The Chinese government has blamed the violence on terrorist groups linked to the East Turkestan Islamic Movement (ETIM) – a separatist group that has claimed responsibility for several attacks and states as its objective establishing an independent Xinjiang. A recent State media report, citing local authorities, said there were 190 such incidents last year alone. After a spate of violent attacks – including an attempt by three Uighurs to crash a jeep into a crowd of people in the heart of Beijing – the government has promised to crack down hard to ensure stability.
The worry for many Uighurs is that caught between violent extremists on the one hand, and, on the other, a government that tends to emphasise security and stability over social problems, issues that concern them will remain unaddressed. The two most apparent anxieties involve the local economy and the practice of religion. On the former issue, Ilham Tohti, a respected Uighur economist, told me that unemployment among Uighurs is sky-high. Xinjiang has vast resources of oil and mineral wealth. The Chinese government points to double-digit GDP growth – evident in the skyscrapers and shopping malls of downtown Urumqi, the regional capital – as vindication of its policies. Most of the region’s breakneck growth is led by powerful State-run Chinese companies. If you are not Chinese – or, at least, fluent in Mandarin – it is close to impossible to find a lucrative job with these companies.

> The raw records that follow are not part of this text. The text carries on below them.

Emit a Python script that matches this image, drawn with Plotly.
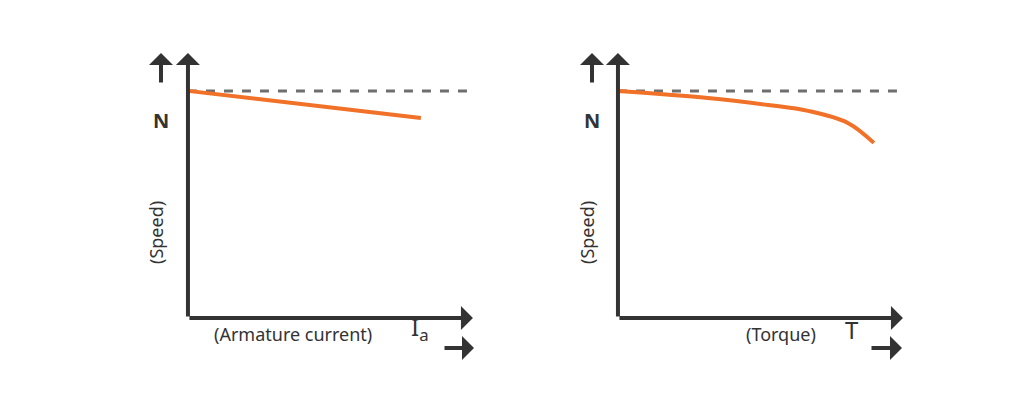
import plotly.graph_objects as go

W, H = 1024, 409
# normalized data: x fraction of full scale, y speed relative to no-load N
left_x = [0.0, 0.832]
left_y = [1.0, 0.881]
right_x = [0.0, 0.321, 0.536, 0.679, 0.821, 0.914]
right_y = [1.0, 0.969, 0.938, 0.912, 0.859, 0.771]
ref_x = [0.0, 1.0]
ref_y = [1.0, 1.0]

ORANGE = "#f07127"
DARK = "#333333"
GREY = "#6e6e6e"
FONT = "Noto Sans"

fig = go.Figure()
def px(v): return v / W
def py(v): return 1 - v / H

for i, (xs, ys) in enumerate([(left_x, left_y), (right_x, right_y)]):
    xa = "x" if i == 0 else "x2"
    ya = "y" if i == 0 else "y2"
    fig.add_trace(go.Scatter(x=ref_x, y=ref_y, mode="lines", xaxis=xa, yaxis=ya,
                             line=dict(color=GREY, width=3, dash="dash"), hoverinfo="skip"))
    fig.add_trace(go.Scatter(x=xs, y=ys, mode="lines", xaxis=xa, yaxis=ya,
                             line=dict(color=ORANGE, width=4, shape="spline"), hoverinfo="skip"))
    fig.add_annotation(x=0, y=1.167, ax=0, ay=0, xref=xa, yref=ya, axref=xa, ayref=ya,
                       showarrow=True, arrowhead=1, arrowsize=1, arrowwidth=4, arrowcolor=DARK, text="")
    fig.add_annotation(x=1.018, y=0, ax=0, ay=0, xref=xa, yref=ya, axref=xa, ayref=ya,
                       showarrow=True, arrowhead=1, arrowsize=1, arrowwidth=4, arrowcolor=DARK, text="")

axcommon = dict(showgrid=False, zeroline=False, showticklabels=False, showline=False, fixedrange=True)
fig.update_layout(
    width=W, height=H, margin=dict(l=0, r=0, t=0, b=0),
    paper_bgcolor="white", plot_bgcolor="white", showlegend=False,
    xaxis=dict(domain=[px(178), px(470)], range=[-0.007, 1.036], **axcommon),
    yaxis=dict(domain=[py(315), py(42)], range=[-0.022, 1.18], **axcommon),
    xaxis2=dict(domain=[px(608), px(900)], range=[-0.007, 1.036], anchor="y2", **axcommon),
    yaxis2=dict(domain=[py(315), py(42)], range=[-0.022, 1.18], anchor="x2", **axcommon),
    font=dict(family=FONT, color=DARK, size=18),
)

def text(x, y, t, size=18, angle=0, anchor="center"):
    fig.add_annotation(x=px(x), y=py(y), xref="paper", yref="paper", text=t, showarrow=False,
                       font=dict(size=size, family=FONT, color=DARK), textangle=angle, xanchor=anchor)

def arrow(x0, y0, x1, y1):
    fig.add_annotation(x=px(x1), y=py(y1), ax=x0 - x1, ay=y0 - y1, xref="paper", yref="paper",
                       axref="pixel", ayref="pixel", showarrow=True, arrowhead=1, arrowsize=1,
                       arrowwidth=4, arrowcolor=DARK, text="")

for xN, xs in [(153, 148), (584, 579)]:
    text(xN, 97, "<b>N</b>", 20)
    arrow(xN, 76, xN, 45)
    text(xs, 225, "(Speed)", 18, angle=-90)

text(285, 340, "(Armature current)", 18)
text(412, 340, "I<sub>a</sub>", 24)
arrow(435, 340, 466, 340)
text(773, 340, "(Torque)", 18)
text(844, 340, "T", 24)
arrow(862, 340, 894, 340)

fig.write_html("out.html")
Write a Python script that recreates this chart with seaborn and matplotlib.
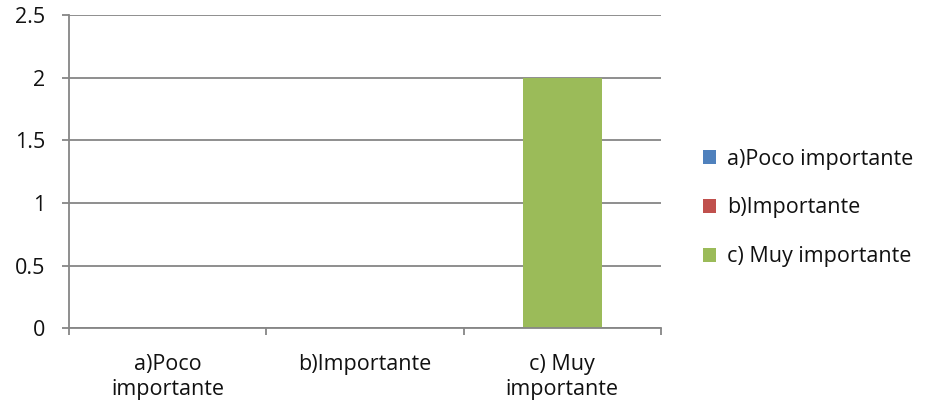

Tohti says the government is more focussed on achieving high growth and tapping resources, rather than trying to bring about more inclusive development. The result, he says, is high unemployment and rising dissatisfaction among many young Uighurs. In Urumqi, wealth disparities between Han Chinese and Uighur neighbourhoods are clearly evident. The government says it is addressing the problem by expanding “bilingual education” in schools so that Uighurs can be proficient in Mandarin. But many resent being forced to learn another language to find employment in their own homeland.
Expose your faces
There are also anxieties about how the government administers religious policies. While there are no restrictions on going to mosques or celebrating Ramadan for ordinary Uighurs, college students and government servants – even if they are Uighur – are not allowed to practice religion, according to many people I spoke to. There is also concern among some Uighurs that the relative openness of the 1980s and 1990s is now being reversed, as evident by a number of strange new government campaigns in Kashgar and Hotan that are pressuring local women to not wear veils, discouraging men from growing beards, and ensuring that places of worship display national flags.
The campaigns appear to be a reaction to the spate of attacks, with officials warning of "the dangers of extremism". Yet they are only likely to further alienate many Uighurs, rather than address problems, indicating an alarming lack of sensitivity: as the AFP recently reported from Kashgar, the old Silk Road town is now littered with official government-run “Project Beauty” stalls, where veiled women are “made to watch a propaganda film about the joys of exposing their faces”.